One surprise though is the new guitarist/bassist Christophe "Disco" Minck, a tall long-haired Belgian so-and-so who lays down the fierce and metronomic break beats and wah-wah effects while jerking like a funky chicken. It adds some flavour to the gumbo they are cooking up on stage. This is akin to the addition of Money Mark's Fender-Rhodes keyboards during Femi Kuti's tour a few years ago promoting the Fight To Win album. There's something about the cross-cultural exchange by having another set of ears in the mix. She's been listening to all sorts of music and it informs her writing on the songs on the new album. It's hypnotic and mellow yet, rendered live, it's propulsive stuff.

Cookin'


Cooking with the Miles Davis Quintet
Wanita


During the Wanita tour, she very generously shared her stage with a group of young Malian drummers and rappers. The whole world listens to hip-hop and it was interesting to see the exuberant youth reinterpret the old tunes to a griot backbeat. She welcomed their melodic ideas and rhythmic wordplay then but this sensibility is only occasionally hinted at in her own music. She manages to be sound contemporary while keeping a traditionalist slant to things.

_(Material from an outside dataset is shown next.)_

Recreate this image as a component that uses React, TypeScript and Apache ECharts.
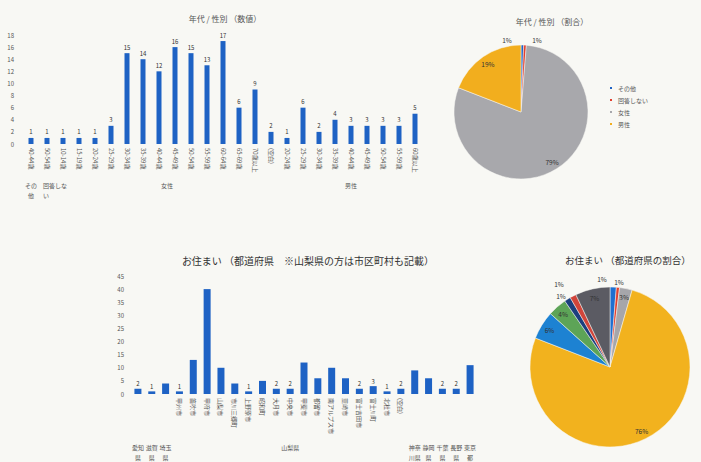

Back home, her biggest competition among the young lions is probably Habib Koite who is a similarly gifted writer. The blind duo, Amadou & Miriam are the folk heroes. Of course the gold standard are artists like Salif Keita, Oumou Sangare and all those great kora players (Toumani Diabate among them).

The new album recorded last year has been getting some buzz in Africa and Europe. Bowmboï won the BBC Album of the Year award and you begin to get an idea of what the judges for that competition were thinking as imperceptibly the band begins cooking. Polyrhythmic innovation quickly ensues, fired on by wah-wah guitar and alternatively some thumping electric baselines.

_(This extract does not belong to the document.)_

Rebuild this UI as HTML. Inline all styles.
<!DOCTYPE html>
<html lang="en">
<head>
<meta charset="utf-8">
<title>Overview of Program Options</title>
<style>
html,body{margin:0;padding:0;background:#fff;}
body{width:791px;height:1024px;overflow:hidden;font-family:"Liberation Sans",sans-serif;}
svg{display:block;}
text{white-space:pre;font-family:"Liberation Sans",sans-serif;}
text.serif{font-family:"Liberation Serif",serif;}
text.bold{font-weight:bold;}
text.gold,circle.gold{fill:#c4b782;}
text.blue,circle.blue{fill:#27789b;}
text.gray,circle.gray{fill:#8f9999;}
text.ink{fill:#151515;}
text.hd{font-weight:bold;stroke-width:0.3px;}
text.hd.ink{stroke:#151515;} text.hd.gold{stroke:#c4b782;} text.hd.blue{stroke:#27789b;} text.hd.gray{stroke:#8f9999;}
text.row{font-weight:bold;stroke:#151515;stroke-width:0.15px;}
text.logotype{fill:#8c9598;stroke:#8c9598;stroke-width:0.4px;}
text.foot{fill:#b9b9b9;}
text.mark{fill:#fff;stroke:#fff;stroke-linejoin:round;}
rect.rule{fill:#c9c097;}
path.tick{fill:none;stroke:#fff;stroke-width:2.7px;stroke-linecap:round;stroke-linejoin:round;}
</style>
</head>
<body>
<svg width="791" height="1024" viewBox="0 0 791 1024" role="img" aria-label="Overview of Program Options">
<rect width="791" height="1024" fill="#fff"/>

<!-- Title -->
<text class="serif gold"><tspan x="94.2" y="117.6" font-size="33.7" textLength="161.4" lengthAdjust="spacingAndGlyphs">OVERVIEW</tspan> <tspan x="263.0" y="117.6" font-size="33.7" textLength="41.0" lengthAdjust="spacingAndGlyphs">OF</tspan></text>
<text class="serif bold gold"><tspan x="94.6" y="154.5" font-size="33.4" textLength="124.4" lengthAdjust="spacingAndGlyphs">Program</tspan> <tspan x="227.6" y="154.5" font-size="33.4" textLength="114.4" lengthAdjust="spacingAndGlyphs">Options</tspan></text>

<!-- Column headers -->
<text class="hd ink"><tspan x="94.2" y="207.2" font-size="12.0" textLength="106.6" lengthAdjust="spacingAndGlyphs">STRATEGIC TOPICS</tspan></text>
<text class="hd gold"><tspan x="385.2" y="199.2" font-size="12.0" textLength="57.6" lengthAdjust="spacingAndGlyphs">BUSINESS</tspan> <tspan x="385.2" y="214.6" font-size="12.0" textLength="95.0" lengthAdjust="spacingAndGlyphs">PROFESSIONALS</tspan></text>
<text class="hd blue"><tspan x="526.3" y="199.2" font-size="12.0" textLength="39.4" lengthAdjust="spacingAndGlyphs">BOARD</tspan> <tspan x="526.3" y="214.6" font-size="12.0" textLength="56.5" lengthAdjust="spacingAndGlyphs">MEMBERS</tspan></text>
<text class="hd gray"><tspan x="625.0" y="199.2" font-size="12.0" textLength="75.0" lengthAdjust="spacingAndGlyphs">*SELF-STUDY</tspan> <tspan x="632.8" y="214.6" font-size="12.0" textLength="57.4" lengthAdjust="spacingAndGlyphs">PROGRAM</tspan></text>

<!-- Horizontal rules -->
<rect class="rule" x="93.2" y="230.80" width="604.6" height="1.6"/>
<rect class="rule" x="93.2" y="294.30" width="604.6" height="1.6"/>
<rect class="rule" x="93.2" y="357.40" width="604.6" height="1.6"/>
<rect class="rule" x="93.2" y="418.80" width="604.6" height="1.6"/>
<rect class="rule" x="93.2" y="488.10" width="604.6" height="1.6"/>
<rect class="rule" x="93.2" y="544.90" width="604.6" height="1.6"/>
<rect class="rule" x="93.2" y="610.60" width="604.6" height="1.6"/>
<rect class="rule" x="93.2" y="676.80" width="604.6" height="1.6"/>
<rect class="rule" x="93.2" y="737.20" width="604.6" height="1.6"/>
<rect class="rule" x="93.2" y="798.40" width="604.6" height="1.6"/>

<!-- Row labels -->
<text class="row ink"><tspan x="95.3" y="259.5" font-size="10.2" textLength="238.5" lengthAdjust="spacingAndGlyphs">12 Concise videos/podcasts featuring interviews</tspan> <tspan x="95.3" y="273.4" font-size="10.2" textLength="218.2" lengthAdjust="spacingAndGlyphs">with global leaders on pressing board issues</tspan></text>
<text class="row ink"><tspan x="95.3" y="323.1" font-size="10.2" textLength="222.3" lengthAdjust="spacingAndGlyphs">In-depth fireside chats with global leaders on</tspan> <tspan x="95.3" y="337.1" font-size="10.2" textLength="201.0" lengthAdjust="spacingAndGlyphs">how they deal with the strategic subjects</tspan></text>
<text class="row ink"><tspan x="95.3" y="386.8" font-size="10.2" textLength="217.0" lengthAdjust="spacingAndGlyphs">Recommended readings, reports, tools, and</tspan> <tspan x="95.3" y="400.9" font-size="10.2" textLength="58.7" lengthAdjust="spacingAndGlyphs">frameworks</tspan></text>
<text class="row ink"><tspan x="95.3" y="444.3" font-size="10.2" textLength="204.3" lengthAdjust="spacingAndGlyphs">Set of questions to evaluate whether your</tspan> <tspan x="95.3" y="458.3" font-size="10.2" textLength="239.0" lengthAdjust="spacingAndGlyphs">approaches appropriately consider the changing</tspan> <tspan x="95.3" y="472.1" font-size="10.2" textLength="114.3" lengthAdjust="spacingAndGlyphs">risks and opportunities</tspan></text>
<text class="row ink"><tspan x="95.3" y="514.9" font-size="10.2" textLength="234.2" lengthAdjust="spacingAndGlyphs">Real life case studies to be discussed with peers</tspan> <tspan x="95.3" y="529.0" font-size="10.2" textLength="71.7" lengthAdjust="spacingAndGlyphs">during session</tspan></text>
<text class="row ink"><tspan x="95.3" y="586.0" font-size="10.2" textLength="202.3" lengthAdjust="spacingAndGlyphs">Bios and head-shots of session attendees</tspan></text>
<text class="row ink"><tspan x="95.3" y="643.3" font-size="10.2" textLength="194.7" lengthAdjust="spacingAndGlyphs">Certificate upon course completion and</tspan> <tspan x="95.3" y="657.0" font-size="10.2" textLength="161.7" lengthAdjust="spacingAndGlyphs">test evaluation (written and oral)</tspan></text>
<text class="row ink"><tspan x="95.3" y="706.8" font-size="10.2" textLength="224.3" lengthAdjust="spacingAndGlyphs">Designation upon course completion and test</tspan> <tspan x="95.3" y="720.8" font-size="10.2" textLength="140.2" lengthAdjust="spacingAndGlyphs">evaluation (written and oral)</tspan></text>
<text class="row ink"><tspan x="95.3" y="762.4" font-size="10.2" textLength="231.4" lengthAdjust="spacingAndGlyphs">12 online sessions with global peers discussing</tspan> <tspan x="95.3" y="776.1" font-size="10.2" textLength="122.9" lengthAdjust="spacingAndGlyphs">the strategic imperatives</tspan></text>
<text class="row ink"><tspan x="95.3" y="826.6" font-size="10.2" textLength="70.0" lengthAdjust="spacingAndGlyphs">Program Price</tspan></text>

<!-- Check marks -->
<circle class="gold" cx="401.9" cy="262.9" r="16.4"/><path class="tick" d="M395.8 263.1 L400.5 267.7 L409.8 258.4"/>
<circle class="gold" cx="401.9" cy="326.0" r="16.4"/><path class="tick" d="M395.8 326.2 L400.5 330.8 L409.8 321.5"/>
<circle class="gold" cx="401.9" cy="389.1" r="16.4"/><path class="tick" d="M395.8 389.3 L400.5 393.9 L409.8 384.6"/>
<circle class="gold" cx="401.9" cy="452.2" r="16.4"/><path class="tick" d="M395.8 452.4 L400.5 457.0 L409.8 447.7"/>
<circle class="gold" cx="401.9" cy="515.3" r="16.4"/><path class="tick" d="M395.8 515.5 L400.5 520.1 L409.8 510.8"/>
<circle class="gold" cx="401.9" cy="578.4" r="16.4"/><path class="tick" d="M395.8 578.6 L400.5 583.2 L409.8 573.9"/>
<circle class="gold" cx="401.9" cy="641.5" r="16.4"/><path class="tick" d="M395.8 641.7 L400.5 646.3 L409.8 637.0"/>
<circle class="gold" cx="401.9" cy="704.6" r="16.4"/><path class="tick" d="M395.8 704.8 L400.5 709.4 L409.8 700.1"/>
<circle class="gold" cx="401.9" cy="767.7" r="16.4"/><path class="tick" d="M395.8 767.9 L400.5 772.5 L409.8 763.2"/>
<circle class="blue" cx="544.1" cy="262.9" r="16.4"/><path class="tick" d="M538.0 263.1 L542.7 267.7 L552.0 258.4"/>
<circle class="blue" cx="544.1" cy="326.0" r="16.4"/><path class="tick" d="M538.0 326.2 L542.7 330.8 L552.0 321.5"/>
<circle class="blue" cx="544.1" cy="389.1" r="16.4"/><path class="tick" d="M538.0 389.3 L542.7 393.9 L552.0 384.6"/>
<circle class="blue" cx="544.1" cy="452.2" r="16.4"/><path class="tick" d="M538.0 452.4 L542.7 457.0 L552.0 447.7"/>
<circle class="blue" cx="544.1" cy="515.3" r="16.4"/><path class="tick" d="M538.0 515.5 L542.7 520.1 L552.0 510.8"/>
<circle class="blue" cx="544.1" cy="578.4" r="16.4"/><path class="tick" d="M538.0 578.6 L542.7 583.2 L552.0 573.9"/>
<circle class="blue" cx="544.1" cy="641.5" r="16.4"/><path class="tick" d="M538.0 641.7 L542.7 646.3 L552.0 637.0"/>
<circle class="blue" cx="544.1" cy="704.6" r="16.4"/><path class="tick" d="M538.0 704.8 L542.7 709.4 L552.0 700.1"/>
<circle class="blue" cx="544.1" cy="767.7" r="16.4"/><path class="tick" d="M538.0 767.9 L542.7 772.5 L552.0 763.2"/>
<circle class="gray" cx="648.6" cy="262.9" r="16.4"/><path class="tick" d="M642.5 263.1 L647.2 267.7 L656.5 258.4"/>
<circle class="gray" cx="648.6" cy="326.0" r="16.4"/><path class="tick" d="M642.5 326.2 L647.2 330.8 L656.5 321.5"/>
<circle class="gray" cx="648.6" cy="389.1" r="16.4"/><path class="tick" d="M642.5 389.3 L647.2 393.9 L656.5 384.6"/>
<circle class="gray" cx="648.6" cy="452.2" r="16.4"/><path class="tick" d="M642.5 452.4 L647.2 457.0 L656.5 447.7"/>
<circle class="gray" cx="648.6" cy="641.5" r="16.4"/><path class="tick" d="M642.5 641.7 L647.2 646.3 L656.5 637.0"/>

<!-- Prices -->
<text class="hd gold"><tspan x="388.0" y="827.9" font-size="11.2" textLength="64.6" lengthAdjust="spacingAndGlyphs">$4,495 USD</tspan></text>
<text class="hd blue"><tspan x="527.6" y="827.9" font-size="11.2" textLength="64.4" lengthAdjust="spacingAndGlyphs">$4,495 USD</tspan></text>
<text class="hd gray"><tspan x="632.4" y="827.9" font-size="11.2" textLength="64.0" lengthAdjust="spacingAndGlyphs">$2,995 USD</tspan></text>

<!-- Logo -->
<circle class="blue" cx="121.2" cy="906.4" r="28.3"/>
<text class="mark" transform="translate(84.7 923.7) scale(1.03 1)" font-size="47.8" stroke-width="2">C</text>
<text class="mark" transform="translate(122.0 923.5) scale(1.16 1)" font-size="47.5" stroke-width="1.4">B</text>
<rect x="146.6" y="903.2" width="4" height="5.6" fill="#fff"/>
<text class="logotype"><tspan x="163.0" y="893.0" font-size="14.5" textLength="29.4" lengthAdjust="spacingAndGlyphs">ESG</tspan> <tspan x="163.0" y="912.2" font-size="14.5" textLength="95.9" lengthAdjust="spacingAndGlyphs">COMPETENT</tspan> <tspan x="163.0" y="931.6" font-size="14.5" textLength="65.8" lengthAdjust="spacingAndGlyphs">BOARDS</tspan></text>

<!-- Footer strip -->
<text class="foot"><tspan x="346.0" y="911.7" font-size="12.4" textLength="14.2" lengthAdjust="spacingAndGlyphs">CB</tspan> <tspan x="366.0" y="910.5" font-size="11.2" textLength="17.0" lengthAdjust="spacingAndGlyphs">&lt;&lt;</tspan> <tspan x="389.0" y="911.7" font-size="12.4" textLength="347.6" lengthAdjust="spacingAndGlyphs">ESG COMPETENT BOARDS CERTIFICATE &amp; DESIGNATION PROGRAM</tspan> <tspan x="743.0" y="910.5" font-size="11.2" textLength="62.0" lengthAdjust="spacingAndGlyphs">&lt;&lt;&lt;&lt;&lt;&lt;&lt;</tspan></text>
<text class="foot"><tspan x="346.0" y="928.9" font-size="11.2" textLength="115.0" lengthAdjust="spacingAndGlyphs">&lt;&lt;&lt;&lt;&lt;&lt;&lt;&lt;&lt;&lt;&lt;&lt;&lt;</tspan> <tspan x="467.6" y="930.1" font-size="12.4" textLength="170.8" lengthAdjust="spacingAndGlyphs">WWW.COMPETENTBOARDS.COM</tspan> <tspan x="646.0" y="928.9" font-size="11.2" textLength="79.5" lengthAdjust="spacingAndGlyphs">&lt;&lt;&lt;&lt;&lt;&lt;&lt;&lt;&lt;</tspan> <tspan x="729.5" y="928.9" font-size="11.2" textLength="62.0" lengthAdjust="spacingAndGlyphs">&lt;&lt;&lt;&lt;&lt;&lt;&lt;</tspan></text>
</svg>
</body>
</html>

On the album she enlists the Kronos Quartet on a couple of songs - the effect is to add a classical tinge to the malian and occasional middle-eastern soundscape. Live though, the band gives vent to the interplay between the n'goni and the calabash, her own guitar quietly filling in the space.

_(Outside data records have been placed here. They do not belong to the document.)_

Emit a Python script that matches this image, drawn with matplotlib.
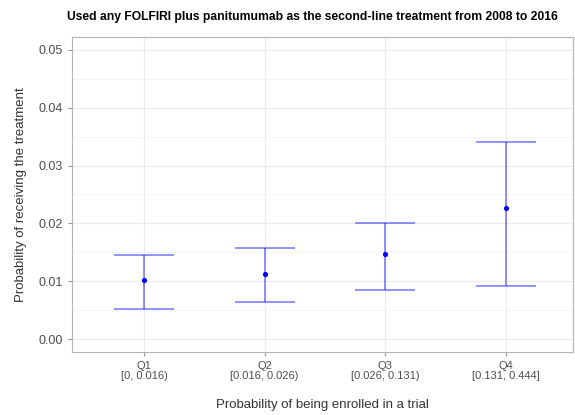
import matplotlib.pyplot as plt
import numpy as np

plt.rcParams['font.family'] = ['Liberation Sans', 'DejaVu Sans']

quartiles = ["Q1", "Q2", "Q3", "Q4"]
intervals = ["[0, 0.016)", "[0.016, 0.026)", "[0.026, 0.131)", "[0.131, 0.444]"]
estimate = [0.0102, 0.0112, 0.0147, 0.0227]
lower = [0.0052, 0.0065, 0.0085, 0.0092]
upper = [0.0146, 0.0157, 0.0200, 0.0341]

fig = plt.figure(figsize=(5.75, 4.15), dpi=100)
ax = fig.add_axes([72 / 575, 1 - 352 / 415, 501 / 575, 315 / 415])

x = np.arange(1, len(quartiles) + 1)
est = np.array(estimate)
yerr = [est - np.array(lower), np.array(upper) - est]
ax.errorbar(x, est, yerr=yerr, fmt="none", ecolor="#0000ff", alpha=0.5,
            elinewidth=1.2, capsize=21.6, capthick=1.2, zorder=3)
ax.scatter(x, est, s=14, color="#0000ff", zorder=4, linewidths=0)

ax.set_xlim(0.4, 4.56)
ax.set_ylim(-0.0022, 0.0522)
ax.set_yticks([0.00, 0.01, 0.02, 0.03, 0.04, 0.05])
ax.set_yticks([0.005, 0.015, 0.025, 0.035, 0.045], minor=True)
ax.set_yticklabels(["0.00", "0.01", "0.02", "0.03", "0.04", "0.05"])
ax.set_xticks(x)
ax.set_xticklabels([f"{q}\n{i}" for q, i in zip(quartiles, intervals)],
                   fontsize=8, color="#4d4d4d", linespacing=1.0)

ax.tick_params(axis="y", labelsize=9, labelcolor="#4d4d4d", length=3, color="#999999")
ax.tick_params(axis="y", which="minor", length=0)
ax.tick_params(axis="x", length=3, color="#999999")

ax.grid(True, which="major", color="#ebebeb", linewidth=0.8)
ax.grid(True, which="minor", axis="y", color="#f3f3f3", linewidth=0.6)
ax.set_axisbelow(True)
for sp in ax.spines.values():
    sp.set_color("#b3b3b3")
    sp.set_linewidth(0.8)

ax.set_xlabel("Probability of being enrolled in a trial", fontsize=9.5, color="#333333", labelpad=13)
ax.set_ylabel("Probability of receiving the treatment", fontsize=9.5, color="#333333", labelpad=8)
fig.text(0.543, 1 - 17 / 415, "Used any FOLFIRI plus panitumumab as the second-line treatment from 2008 to 2016",
         fontsize=8.7, fontweight="bold", ha="center", va="center")

fig.savefig("out.png", dpi=100)
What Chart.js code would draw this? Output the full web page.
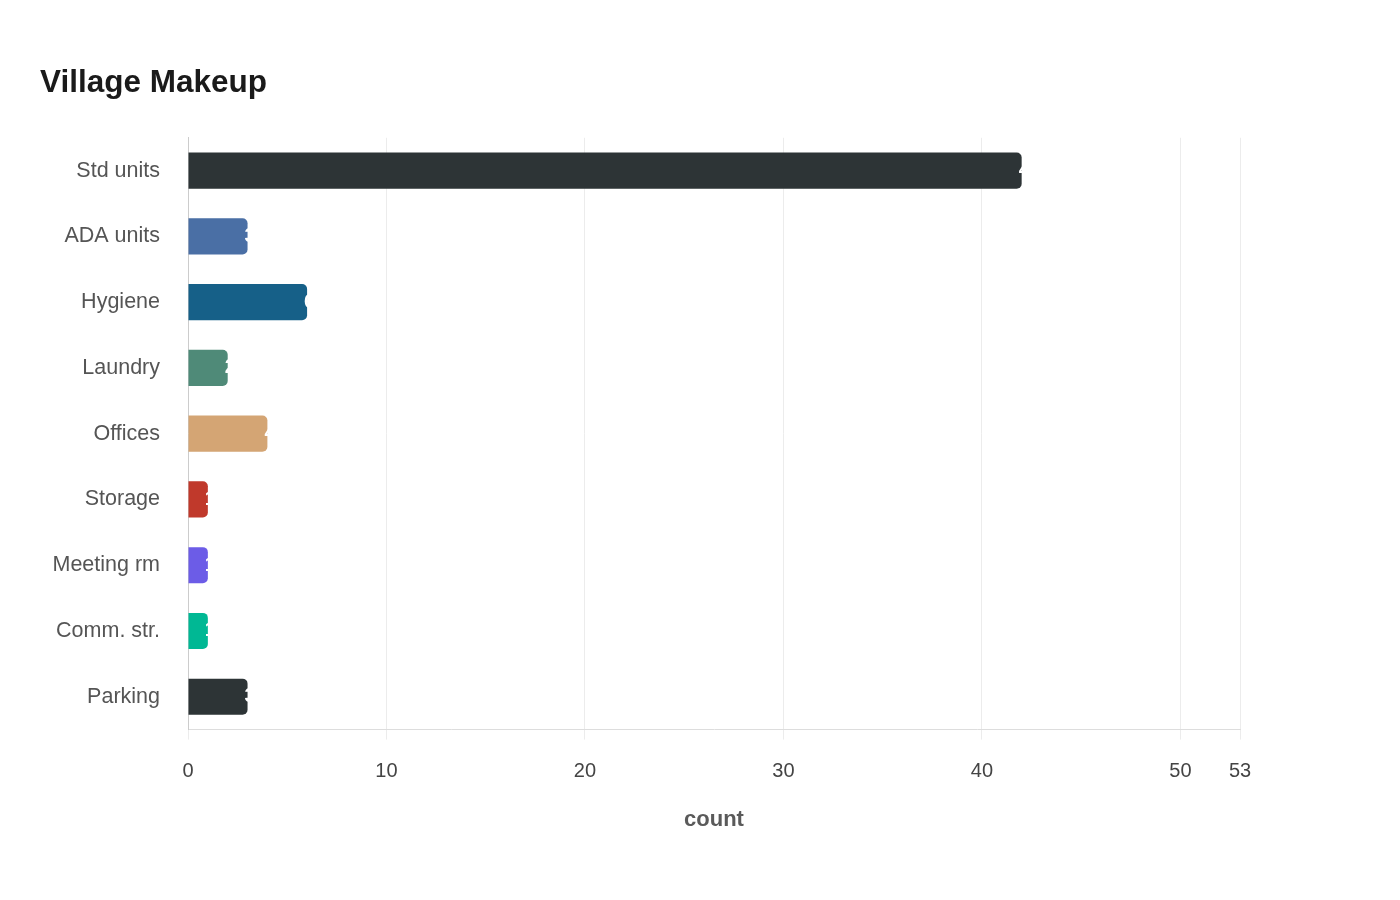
<!DOCTYPE html>
<html>
<head>
<meta charset="utf-8">
<script src="https://cdn.jsdelivr.net/npm/chart.js@4/dist/chart.umd.min.js"></script>
<style>
  html, body { margin: 0; padding: 0; background: #fff; }
  #wrap { width: 1400px; height: 900px; }
</style>
</head>
<body>
<div id="wrap"><canvas id="chart" width="1400" height="900"></canvas></div>
<script>
// ========== data ==========
const categories = ["Std units", "ADA units", "Hygiene", "Laundry", "Offices", "Storage", "Meeting rm", "Comm. str.", "Parking"];
const counts = [42, 3, 6, 2, 4, 1, 1, 1, 3];
const barColors = ["#2d3436", "#4a6fa5", "#166088", "#4f8a78", "#d4a574", "#c0392b", "#6c5ce7", "#00b894", "#2d3436"];
const xTicks = [0, 10, 20, 30, 40, 50, 53];
const X_MAX = 53;

const FONT = "'Liberation Sans', Arial, sans-serif";

// white value text sitting just past the bar end (only its left edge overlaps)
const barValueLabels = {
  id: "barValueLabels",
  afterDatasetsDraw(chart) {
    const { ctx } = chart;
    const meta = chart.getDatasetMeta(0);
    ctx.save();
    ctx.font = "bold 20px " + FONT;
    ctx.fillStyle = "#ffffff";
    ctx.textAlign = "left";
    ctx.textBaseline = "middle";
    meta.data.forEach((bar, i) => {
      ctx.fillText(String(counts[i]), bar.x - 3, bar.y);
    });
    ctx.restore();
  },
};

new Chart(document.getElementById("chart"), {
  type: "bar",
  data: {
    labels: categories,
    datasets: [{
      data: counts,
      backgroundColor: barColors,
      borderRadius: 5,
      barPercentage: 0.55,
      categoryPercentage: 1,
    }],
  },
  options: {
    indexAxis: "y",
    responsive: false,
    animation: false,
    layout: { padding: { left: 40, right: 160, top: 64, bottom: 67 } },
    plugins: {
      legend: { display: false },
      tooltip: { enabled: false },
      title: {
        display: true,
        text: "Village Makeup",
        align: "start",
        color: "#1a1a1a",
        font: { family: FONT, size: 31.5, weight: "bold" },
        padding: { top: 0, bottom: 36 },
      },
    },
    scales: {
      x: {
        min: 0,
        max: X_MAX,
        afterBuildTicks(scale) {
          scale.ticks = xTicks.map((v) => ({ value: v }));
        },
        grid: { color: "#ececec", tickLength: 10, drawTicks: true },
        border: { color: "#dddddd" },
        ticks: {
          color: "#444444",
          font: { family: FONT, size: 20 },
          padding: 20,
          maxRotation: 0,
        },
        title: {
          display: true,
          text: "count",
          color: "#5a5a5a",
          font: { family: FONT, size: 22, weight: "bold" },
          padding: { top: 3, bottom: 0 },
        },
      },
      y: {
        afterFit(scale) { scale.width = 148; },
        grid: { display: false, drawTicks: false },
        border: { display: true, color: "#cccccc" },
        ticks: {
          color: "#555555",
          font: { family: FONT, size: 21.5 },
          padding: 28,
        },
      },
    },
  },
  plugins: [barValueLabels],
});
</script>
</body>
</html>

For me it's the soul clap factor, once you've got me clapping, your work is done: I'll be your evangelist. She's got me clapping for sure.

As if to prove my point, she starts dancing with her backup singer, with flowing and languid movements. The men get very interested at this, if they weren't already: the two are lithe and sexy. The women in the crowd stay interested because their dancing is not as overtly sexual as for example those female dancers in Femi Kuti or Koffi Olomide's bands; it's tastefully done and no competition. They proceed to reel off five or six joints that are simply perfect, insistently intelligent, long groovy pieces that they explore to the fullest. We are all elated by the end of things.

Steamin'


Steaming


As she comes out for the encore, she enjoins the crowd in her bookish, impeccably correct and french-accented english, to feel free to stand and join her in moving to her music. "For me, singing onstage was a dream that has come true." Like a good diplomat, she knows how to charm her audience. The Girlfriend and I of course had been nudging each other throughout noting that African audiences would never have sat down through the type of performance that we have been treated to so far. Well this is Massachusetts so we take what we get.

The crescendo builds up in the three encore songs, and this is what is extraordinary about this: the music while clearly akin to Ali Farka Toure blues is nevertheless very danceable. More to the point the groove is trance-like and plainly funky. How do you manage to make funk out of kora and xylophone, pray tell? Now others in the crowd don't need any prodding to join in the soul-claps and the call-and-response that clearly delight both musicians and audience.

I think the space created by the two interlocking n'gonis is a vital part of the mix. Also we are treated to shifting tempos and some sublime changes just like in soukous or old highlife (see King Bruce or E.T. Mensah). Think of it as 5 or 6 in-situ remixes of the songs, radical reinterpretations of a basic sketch. So the dancing gets wilder, the atmosphere gets sweaty and we are all making a beautiful sound. At the concert closes the entire band is showcased and they do justice to it all. We're leave hyped by what we've heard. Come back Rokia... Steaming is the least of it.

Now that I've placed Rokia Traoré in august company for this review asserting that she's channeling the spirit of the Miles Davis Quintet, I should close by commenting on the context in which to place the evolution of her nouveau-funk Malian brew. For Miles Davis, the cooking sessions confirmed his place among the jazz greats and cemented his reputation as a bandleader par excellence. Bop traditionalists still look back on fondly on them as a landmarks. Albums like Kind of Blue and Somethin' Else would soon follow these classic and Miles' experiments would multiply in the ensuing years. Rokia Traoré's new album and especially the live performances in this tour are similar, confirmation of a great talent and a wonderful bandleader, I can't wait for the next album or to see what direction she goes in. You want to be along for the ride.

The critical response to her tour has been suitably estatic (see these various reviews for example). But don't take it from the Times or The Post, down here in the streets of Cambridge, the toli is that Rokia Traoré has arrived. Keep your eye on her.